> **Exercise description**
Your task is to quote exactly the run of lines that starts at the line containing "Reproduce this chart" and ends at the line containing "import seaborn as sns", including both.

────────────────────

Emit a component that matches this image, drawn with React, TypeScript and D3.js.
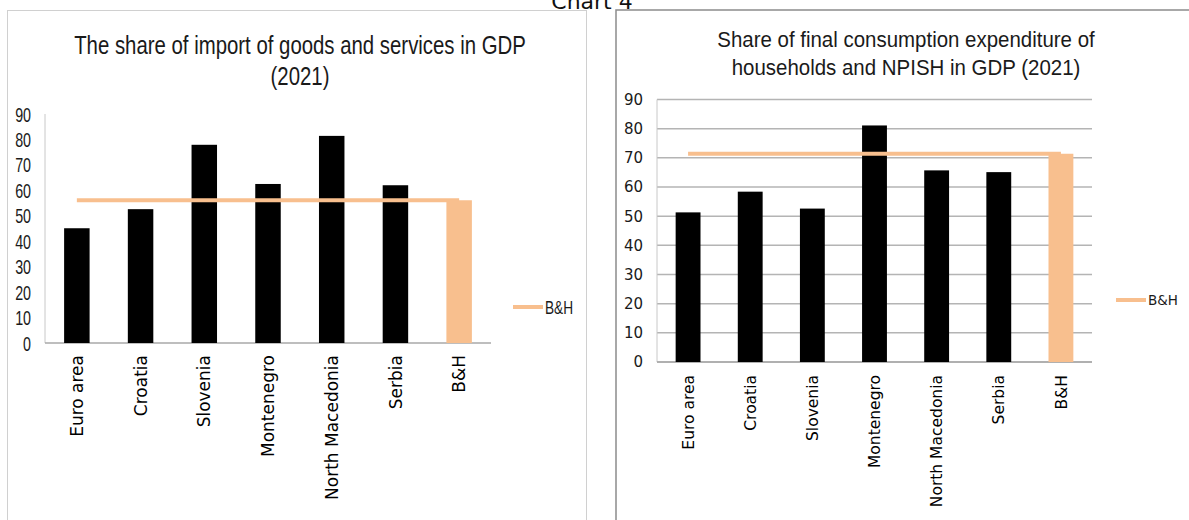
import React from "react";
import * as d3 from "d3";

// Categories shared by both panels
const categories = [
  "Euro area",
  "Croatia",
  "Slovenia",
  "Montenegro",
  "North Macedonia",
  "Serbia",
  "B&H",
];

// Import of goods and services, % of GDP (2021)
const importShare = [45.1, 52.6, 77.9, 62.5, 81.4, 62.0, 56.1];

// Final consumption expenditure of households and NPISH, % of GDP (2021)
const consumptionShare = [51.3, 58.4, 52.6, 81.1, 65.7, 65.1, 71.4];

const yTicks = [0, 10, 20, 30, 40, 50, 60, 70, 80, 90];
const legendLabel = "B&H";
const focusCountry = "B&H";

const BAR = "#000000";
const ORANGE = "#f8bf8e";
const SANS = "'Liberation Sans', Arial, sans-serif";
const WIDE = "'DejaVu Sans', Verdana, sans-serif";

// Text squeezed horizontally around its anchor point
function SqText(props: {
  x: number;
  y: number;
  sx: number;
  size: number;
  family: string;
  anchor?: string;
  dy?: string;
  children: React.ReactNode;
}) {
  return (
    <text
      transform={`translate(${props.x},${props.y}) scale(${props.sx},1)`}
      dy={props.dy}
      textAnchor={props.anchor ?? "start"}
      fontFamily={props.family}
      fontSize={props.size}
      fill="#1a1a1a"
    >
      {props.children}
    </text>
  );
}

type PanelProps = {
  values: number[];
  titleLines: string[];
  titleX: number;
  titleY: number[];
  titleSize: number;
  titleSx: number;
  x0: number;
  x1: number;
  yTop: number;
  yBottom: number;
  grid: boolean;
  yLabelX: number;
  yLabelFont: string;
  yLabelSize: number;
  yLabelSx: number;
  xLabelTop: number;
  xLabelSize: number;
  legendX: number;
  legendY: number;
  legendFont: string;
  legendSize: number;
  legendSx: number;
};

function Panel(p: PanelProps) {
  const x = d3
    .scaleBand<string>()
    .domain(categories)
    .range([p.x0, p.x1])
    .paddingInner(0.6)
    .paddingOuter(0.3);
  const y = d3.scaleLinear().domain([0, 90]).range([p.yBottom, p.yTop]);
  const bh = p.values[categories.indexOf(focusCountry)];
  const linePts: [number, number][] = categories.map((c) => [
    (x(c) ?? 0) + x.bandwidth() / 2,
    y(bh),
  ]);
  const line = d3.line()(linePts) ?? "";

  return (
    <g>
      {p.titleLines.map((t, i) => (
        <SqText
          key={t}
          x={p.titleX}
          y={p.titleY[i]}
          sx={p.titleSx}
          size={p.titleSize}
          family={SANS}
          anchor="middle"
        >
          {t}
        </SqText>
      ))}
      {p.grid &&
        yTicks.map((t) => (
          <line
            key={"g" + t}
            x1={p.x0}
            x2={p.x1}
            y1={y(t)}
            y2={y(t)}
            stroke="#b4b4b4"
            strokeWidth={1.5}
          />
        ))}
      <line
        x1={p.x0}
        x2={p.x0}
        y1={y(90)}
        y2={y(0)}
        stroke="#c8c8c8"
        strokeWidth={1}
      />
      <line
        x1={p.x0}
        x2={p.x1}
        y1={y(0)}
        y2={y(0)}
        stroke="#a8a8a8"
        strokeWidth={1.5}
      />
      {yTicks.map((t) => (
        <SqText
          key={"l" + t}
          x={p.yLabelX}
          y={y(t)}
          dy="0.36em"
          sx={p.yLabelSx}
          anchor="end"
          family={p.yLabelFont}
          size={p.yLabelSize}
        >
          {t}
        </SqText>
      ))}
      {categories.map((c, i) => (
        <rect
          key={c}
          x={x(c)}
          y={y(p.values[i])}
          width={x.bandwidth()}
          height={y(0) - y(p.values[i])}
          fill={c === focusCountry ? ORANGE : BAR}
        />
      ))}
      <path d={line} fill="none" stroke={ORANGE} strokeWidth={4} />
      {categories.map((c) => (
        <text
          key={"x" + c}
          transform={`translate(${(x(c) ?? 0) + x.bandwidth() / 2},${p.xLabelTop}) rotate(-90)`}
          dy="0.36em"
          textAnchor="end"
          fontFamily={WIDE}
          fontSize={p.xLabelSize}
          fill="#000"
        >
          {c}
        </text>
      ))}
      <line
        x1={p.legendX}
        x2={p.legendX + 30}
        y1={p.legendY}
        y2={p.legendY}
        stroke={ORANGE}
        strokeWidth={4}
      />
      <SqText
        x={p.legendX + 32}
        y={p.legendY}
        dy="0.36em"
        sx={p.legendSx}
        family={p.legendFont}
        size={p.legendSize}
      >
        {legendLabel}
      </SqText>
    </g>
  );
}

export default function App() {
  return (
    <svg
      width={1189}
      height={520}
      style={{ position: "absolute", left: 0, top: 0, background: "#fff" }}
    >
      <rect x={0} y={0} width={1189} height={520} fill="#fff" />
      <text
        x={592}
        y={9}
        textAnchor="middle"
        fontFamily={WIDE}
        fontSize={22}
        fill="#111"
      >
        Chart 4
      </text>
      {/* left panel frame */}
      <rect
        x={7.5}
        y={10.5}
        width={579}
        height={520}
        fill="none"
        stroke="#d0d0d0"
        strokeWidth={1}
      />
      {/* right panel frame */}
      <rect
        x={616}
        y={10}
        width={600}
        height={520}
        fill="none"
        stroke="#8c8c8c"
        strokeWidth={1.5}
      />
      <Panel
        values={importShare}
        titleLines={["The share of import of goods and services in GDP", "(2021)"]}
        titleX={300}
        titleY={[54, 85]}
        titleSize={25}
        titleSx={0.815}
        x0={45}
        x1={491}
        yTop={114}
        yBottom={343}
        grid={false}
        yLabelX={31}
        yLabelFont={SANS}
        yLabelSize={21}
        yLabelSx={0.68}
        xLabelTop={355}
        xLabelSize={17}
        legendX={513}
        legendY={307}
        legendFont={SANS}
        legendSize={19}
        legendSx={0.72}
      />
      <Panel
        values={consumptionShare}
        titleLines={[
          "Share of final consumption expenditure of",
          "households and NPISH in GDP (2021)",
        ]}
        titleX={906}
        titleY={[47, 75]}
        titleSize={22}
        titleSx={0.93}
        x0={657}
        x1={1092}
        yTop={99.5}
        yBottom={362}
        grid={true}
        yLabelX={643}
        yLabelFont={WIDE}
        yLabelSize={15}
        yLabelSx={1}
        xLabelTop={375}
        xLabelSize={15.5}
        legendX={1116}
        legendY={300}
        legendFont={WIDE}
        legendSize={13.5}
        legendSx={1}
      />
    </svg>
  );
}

────────────────────

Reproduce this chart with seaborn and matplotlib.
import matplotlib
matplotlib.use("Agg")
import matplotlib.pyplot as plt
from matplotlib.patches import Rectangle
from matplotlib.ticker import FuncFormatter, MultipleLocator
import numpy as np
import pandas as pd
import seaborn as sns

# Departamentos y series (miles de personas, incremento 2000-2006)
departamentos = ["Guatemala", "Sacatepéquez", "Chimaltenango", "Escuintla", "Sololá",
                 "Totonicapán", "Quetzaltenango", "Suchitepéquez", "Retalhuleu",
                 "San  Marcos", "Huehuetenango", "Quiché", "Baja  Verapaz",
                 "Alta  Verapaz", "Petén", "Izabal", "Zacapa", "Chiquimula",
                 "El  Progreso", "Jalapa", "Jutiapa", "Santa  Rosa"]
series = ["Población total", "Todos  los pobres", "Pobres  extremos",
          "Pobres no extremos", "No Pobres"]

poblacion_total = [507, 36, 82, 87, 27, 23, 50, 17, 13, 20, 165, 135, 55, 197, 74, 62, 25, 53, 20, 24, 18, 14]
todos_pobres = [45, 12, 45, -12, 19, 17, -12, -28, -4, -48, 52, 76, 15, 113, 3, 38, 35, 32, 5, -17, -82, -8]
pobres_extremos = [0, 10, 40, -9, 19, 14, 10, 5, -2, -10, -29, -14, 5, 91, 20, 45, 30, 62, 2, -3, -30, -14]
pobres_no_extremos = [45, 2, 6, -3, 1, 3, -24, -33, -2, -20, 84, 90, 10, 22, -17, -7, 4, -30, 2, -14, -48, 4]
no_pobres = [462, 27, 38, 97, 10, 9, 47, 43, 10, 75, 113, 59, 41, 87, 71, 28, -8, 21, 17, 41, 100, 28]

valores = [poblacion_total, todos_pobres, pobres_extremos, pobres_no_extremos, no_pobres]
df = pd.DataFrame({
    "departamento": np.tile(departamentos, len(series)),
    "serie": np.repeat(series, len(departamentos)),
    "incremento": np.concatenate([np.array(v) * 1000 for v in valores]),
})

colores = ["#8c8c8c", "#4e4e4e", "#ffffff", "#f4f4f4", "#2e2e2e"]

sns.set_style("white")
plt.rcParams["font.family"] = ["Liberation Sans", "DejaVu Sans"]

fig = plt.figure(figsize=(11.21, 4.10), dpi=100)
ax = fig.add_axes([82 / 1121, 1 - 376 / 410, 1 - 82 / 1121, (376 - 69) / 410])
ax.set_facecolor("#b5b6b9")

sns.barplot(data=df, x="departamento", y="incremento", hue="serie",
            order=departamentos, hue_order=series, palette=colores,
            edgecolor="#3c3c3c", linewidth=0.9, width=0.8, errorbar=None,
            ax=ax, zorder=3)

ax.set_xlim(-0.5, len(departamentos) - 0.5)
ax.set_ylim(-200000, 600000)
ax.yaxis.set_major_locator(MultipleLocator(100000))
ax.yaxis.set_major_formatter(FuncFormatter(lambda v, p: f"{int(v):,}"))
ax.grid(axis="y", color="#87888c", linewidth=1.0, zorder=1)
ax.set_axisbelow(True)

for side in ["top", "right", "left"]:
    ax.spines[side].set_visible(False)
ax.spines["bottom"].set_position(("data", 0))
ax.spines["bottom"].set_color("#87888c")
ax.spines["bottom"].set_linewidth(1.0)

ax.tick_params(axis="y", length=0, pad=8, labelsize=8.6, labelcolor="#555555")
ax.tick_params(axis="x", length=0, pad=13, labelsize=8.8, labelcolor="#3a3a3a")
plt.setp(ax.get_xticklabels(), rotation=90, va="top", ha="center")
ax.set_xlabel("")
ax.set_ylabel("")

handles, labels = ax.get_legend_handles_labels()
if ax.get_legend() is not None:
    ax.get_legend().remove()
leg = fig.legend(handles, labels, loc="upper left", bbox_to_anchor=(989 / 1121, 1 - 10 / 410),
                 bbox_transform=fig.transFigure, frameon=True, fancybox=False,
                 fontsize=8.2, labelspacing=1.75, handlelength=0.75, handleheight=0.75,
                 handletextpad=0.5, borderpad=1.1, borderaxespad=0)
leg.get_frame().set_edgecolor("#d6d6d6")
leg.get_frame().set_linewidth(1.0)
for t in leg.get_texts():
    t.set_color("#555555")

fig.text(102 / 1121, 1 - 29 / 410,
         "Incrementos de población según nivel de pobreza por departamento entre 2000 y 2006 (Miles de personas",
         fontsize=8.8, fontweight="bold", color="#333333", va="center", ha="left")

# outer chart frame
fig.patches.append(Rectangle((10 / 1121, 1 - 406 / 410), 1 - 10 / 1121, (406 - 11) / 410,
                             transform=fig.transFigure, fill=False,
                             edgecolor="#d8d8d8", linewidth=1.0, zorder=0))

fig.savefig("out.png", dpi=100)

────────────────────

> **Exercise response**
Reproduce this chart with seaborn and matplotlib.
import matplotlib
matplotlib.use("Agg")
import matplotlib.pyplot as plt
from matplotlib.patches import Rectangle
from matplotlib.ticker import FuncFormatter, MultipleLocator
import numpy as np
import pandas as pd
import seaborn as sns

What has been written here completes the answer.